The missile’s winglets popped out into the airflow and directed the missile to dive downward straight toward the ice below. As the missile flew downward in a glide, its speed rising as it fell, the air coming in through the scoop spun the turbomachinery, the compressor on the forward end and the turbine on the aft end beginning to spool up to operating speed, and as the compressor blades rotated, they compressed the incoming cold air and the pressure in the combustion chamber rose, as well as the temperature, until the combustion chamber was super-pressurized and red hot. The missile’s computer opened the valve to the pressurized fuel tank and jet fuel flowed into the combustion chamber and the spark plugs lit the atomized fuel and air mixture, the chemical reaction causing temperature and pressure to soar far over what they’d been to start. The hot combustion gases sought the relief of a lower pressure and first blasted through the turbine blades, some of their energy going to spinning the turbine harder and faster, which kept the compressor spinning up forward. The remainder of the hot, high-energy gases flowed aft through the missile’s exhaust nozzle, the thrust of them propelling the missile, but by then, the missile was approaching the solid ice below.

At an altitude of seven meters above the ice, the winglets pulled the missile out of the dive and it flew west-northwest toward the aim point, hugging the terrain of the ice, following the rises and valleys, until it was a mere thousand feet from the aim point.

Behind the missile, the second-launched unit was climbing to the height of its rocket-driven flight, jettisoning the rocket motor stage and diving for the ice canopy. The first-launched unit rotated its winglets and climbed vertically in its pop-up maneuver, until at a thousand feet over the ice, it again arced over and down until the nosecone was pointed straight down at the aim point. The time for powered flight was ended, and explosive bolts blew the payload module away from the missile body, which pulled away, flew on to the north and then self-destructed.

The payload, the hydrogen bomb mounted in a depth charge, armed itself and prepared for detonation. When the altimeter indicated it was at sea level, it would detonate the nuclear warhead.

The aim point got closer and closer as the warhead fell. A drogue parachute blew out one end, stabilizing the depth charge long enough for the main chute to deploy, which slowed the depth charge down to walking speed as it fell lower to the ice.

The ice approached from below and the depth charge impacted against a steep cliff and bounced off it, then came to an abrupt stop in an ice valley. The altimeter read twenty-four feet above sea level. The warhead’s protocol for detonation was unsatisfied. It was programmed to detonate at between twenty and zero feet, not twenty-four. The depth charge rolled to a halt, its computer system kept alive by a small battery, but battery endurance would be measured only in minutes.

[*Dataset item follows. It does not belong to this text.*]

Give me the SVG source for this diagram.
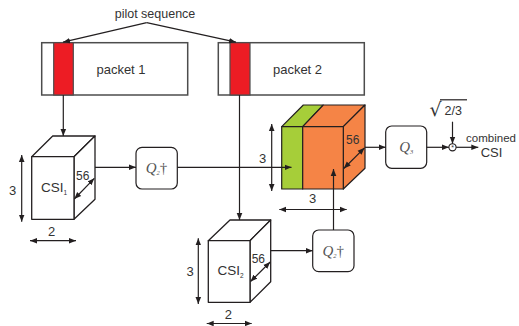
<svg xmlns="http://www.w3.org/2000/svg" width="519" height="326" viewBox="0 0 519 326">
  <defs>
    <marker id="ah" viewBox="0 0 10 10" refX="10" refY="5" markerWidth="7" markerHeight="7" orient="auto-start-reverse" markerUnits="userSpaceOnUse">
      <path d="M0,1 L10,5 L0,9 Z" fill="#231f20"/>
    </marker>
    <style>
      .ln { stroke: #231f20; stroke-width: 1.2; fill: none; }
      .arr { stroke: #231f20; stroke-width: 1.2; fill: none; marker-end: url(#ah); }
      .dbl { stroke: #231f20; stroke-width: 1.2; fill: none; marker-start: url(#ah); marker-end: url(#ah); }
      .box { fill: #ffffff; stroke: #231f20; stroke-width: 1.2; }
      .pkt { fill: #ffffff; stroke: #4d4d4d; stroke-width: 1.5; }
      .red { fill: #ed1c24; stroke: #4d4d4d; stroke-width: 1.2; }
      .face { fill: #ffffff; stroke: #231f20; stroke-width: 1.3; stroke-linejoin: round; }
      .grn { fill: #a6ce39; stroke: #231f20; stroke-width: 1.2; stroke-linejoin: round; }
      .org { fill: #f58446; stroke: #231f20; stroke-width: 1.2; stroke-linejoin: round; }
      .t { font-family: "Liberation Sans", Arial, sans-serif; fill: #333333; }
      .q { font-family: "Liberation Serif", "Times New Roman", serif; font-style: italic; fill: #555555; }
    </style>
  </defs>

  <!-- pilot sequence label -->
  <g id="pilot">
    <text class="t" x="155" y="18" font-size="12.5" text-anchor="middle">pilot sequence</text>
  </g>

  <!-- packets -->
  <g id="packet1">
    <rect class="pkt" x="41.7" y="42.7" width="146" height="52.3"/>
    <rect class="red" x="53.7" y="42.7" width="19.6" height="52.3"/>
    <text class="t" x="121" y="73.5" font-size="13" text-anchor="middle">packet 1</text>
  </g>
  <g id="packet2">
    <rect class="pkt" x="218.3" y="42.7" width="146" height="52.3"/>
    <rect class="red" x="230" y="42.7" width="20" height="52.3"/>
    <text class="t" x="297.5" y="73.5" font-size="13" text-anchor="middle">packet 2</text>
  </g>

  <!-- CSI 1 cube -->
  <g id="csi1">
    <path class="face" d="M31.7,156.7 L52.7,136 L95,136 L74,156.7 Z"/>
    <path class="face" d="M74,156.7 L95,136 L95,199.3 L74,219.3 Z"/>
    <rect class="face" x="31.7" y="156.7" width="42.3" height="62.6"/>
    <text class="t" x="41" y="192" font-size="13.5">CSI<tspan font-size="6.5" dy="3">1</tspan></text>
    <text class="t" x="76" y="180" font-size="12">56</text>
    <line class="dbl" x1="94.3" y1="178.3" x2="74.3" y2="199"/>
    <text class="t" x="12.7" y="195" font-size="13" text-anchor="middle">3</text>
    <line class="dbl" x1="21.7" y1="155" x2="21.7" y2="221.7"/>
    <text class="t" x="51.7" y="236" font-size="13" text-anchor="middle">2</text>
    <line class="dbl" x1="30" y1="240.7" x2="76" y2="240.7"/>
  </g>

  <!-- Q2 dagger for CSI 1 -->
  <g id="q2a">
    <rect class="box" x="136" y="147.3" width="41.3" height="41.7" rx="6"/>
    <text class="q" x="156.5" y="173" font-size="15" text-anchor="middle">Q<tspan font-size="6.5" dy="2">2</tspan><tspan dy="-2" font-style="normal">†</tspan></text>
  </g>

  <!-- combined cube -->
  <g id="combined-cube">
    <path class="grn" d="M281.7,126.7 L303.3,105 L323.3,105 L302.7,126.7 Z"/>
    <path class="org" d="M302.7,126.7 L323.3,105 L365,105 L343.3,126.7 Z"/>
    <path class="org" d="M343.3,126.7 L365,105 L365,168.3 L343.3,189 Z"/>
    <rect class="grn" x="281.7" y="126.7" width="21" height="62.3"/>
    <rect class="org" x="302.7" y="126.7" width="40.6" height="62.3"/>
    <text class="t" x="346" y="144.3" font-size="12">56</text>
    <line class="dbl" x1="364.5" y1="147.8" x2="343.8" y2="168.5"/>
    <text class="t" x="262.7" y="163" font-size="13" text-anchor="middle">3</text>
    <line class="dbl" x1="271.7" y1="124" x2="271.7" y2="191"/>
    <text class="t" x="312.7" y="203" font-size="13" text-anchor="middle">3</text>
    <line class="dbl" x1="279.3" y1="209.5" x2="346.7" y2="209.5"/>
  </g>

  <!-- CSI 2 cube -->
  <g id="csi2">
    <path class="face" d="M208.3,240.7 L230,220 L270.7,220 L250,240.7 Z"/>
    <path class="face" d="M250,240.7 L270.7,220 L270.7,281.7 L250,302.3 Z"/>
    <rect class="face" x="208.3" y="240.7" width="41.7" height="61.6"/>
    <text class="t" x="217.5" y="274.5" font-size="13.5">CSI<tspan font-size="6.5" dy="3">2</tspan></text>
    <text class="t" x="251.7" y="262.7" font-size="12">56</text>
    <line class="dbl" x1="270.2" y1="262" x2="250.5" y2="281.5"/>
    <text class="t" x="190" y="276" font-size="13" text-anchor="middle">3</text>
    <line class="dbl" x1="198.3" y1="238.3" x2="198.3" y2="304"/>
    <text class="t" x="228.3" y="319" font-size="13" text-anchor="middle">2</text>
    <line class="dbl" x1="206.7" y1="323.5" x2="251.7" y2="323.5"/>
  </g>

  <!-- Q2 dagger for CSI 2 -->
  <g id="q2b">
    <rect class="box" x="312.7" y="230" width="41.3" height="41.7" rx="6"/>
    <text class="q" x="333.2" y="256" font-size="15" text-anchor="middle">Q<tspan font-size="6.5" dy="2">2</tspan><tspan dy="-2" font-style="normal">†</tspan></text>
  </g>

  <!-- Q3 -->
  <g id="q3">
    <rect class="box" x="385.7" y="126" width="41" height="42.3" rx="6"/>
    <text class="q" x="406.2" y="152" font-size="15" text-anchor="middle">Q<tspan font-size="6.5" dy="2">3</tspan></text>
  </g>

  <!-- scaling factor sqrt(2/3) -->
  <g id="scale">
    <text x="429.5" y="116" font-family="'DejaVu Sans', sans-serif" font-size="19" fill="#333333">√</text>
    <text class="t" x="444.5" y="115" font-size="12.5">2/3</text>
    <line class="ln" x1="440" y1="99.8" x2="467" y2="99.8" stroke-width="1"/>
  </g>
  <g id="multiply">
    <circle cx="452.5" cy="147.3" r="3.6" fill="#ffffff" stroke="#231f20" stroke-width="1.1"/>
    <text class="t" x="452.5" y="150.3" font-size="7" text-anchor="middle">*</text>
  </g>
  <g id="output">
    <text class="t" x="491" y="141.7" font-size="11.5" text-anchor="middle">combined</text>
    <text class="t" x="491.5" y="157" font-size="13" text-anchor="middle">CSI</text>
  </g>

  <!-- connectors -->
  <g id="connectors">
    <line class="arr" x1="146.7" y1="22.7" x2="63" y2="42.2"/>
    <line class="arr" x1="146.7" y1="22.7" x2="236" y2="42.2"/>
    <line class="arr" x1="63.3" y1="95" x2="63.3" y2="136"/>
    <line class="arr" x1="239.5" y1="95" x2="239.5" y2="220"/>
    <line class="arr" x1="95" y1="167.3" x2="136" y2="167.3"/>
    <line class="arr" x1="177.3" y1="167.3" x2="291.5" y2="167.3"/>
    <line class="arr" x1="270.7" y1="250.7" x2="312.7" y2="250.7"/>
    <line class="arr" x1="333.5" y1="230" x2="333.5" y2="169"/>
    <line class="arr" x1="365" y1="147.3" x2="385.7" y2="147.3"/>
    <line class="arr" x1="426.7" y1="147.3" x2="448.9" y2="147.3"/>
    <line class="arr" x1="452.5" y1="121.7" x2="452.5" y2="143.7"/>
    <line class="arr" x1="456.1" y1="147.3" x2="478.3" y2="147.3"/>
  </g>
</svg>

As the depth charge’s battery died, the second-fired missile streaked overhead, five nautical miles to the north, its winglets rotating to bring it to the vertical flight path of its pop-up maneuver. It arced downward and the missile body blew off and the second depth charge descended, its descent masked by the ice ridge that the first depth charge had hit.

Thirty seconds after the death of the first-fired depth charge, the second one detonated, the 250-kiloton hydrogen bomb’s explosion sixteen times as powerful as the atomic bomb dropped on Hiroshima. The explosion pounded downward into the ice and blew two pressure ridges aside. The ice under the depth charge vaporized, the water below with it.

Five miles to the south, the shock wave of the second-fired depth charge hit the Belgorod and the Losharik, and like the explosion of the second Gigantskiy, the cruel shock wave showed no mercy.

* * *

Captain Second Rank Iron Irina Trusov removed her headset and hung it on a hook on the starboard side of her pilot-in-command console in the cockpit of the Losharik. She looked at Captain Sergei Kovalov to her left, in the mission commander’s seat.

“All sonar systems deactivated, Captain,” she said in a dead voice. “We’re bottomed out at four hundred seventy meters, thrusted snug against the west ice wall of the north-south passage. All water-tight doors are shut and ship is prepared for shock impact.”

Kovalov nodded. “Not much we can do now except wait for the Gigantskiy detonation,” he said.

Trusov pursed her lips in annoyance. A combat operation was happening just outside the ship and she was trapped in a research vessel when she should be the one shooting torpedoes in anger. She’d been preparing for undersea combat her entire life.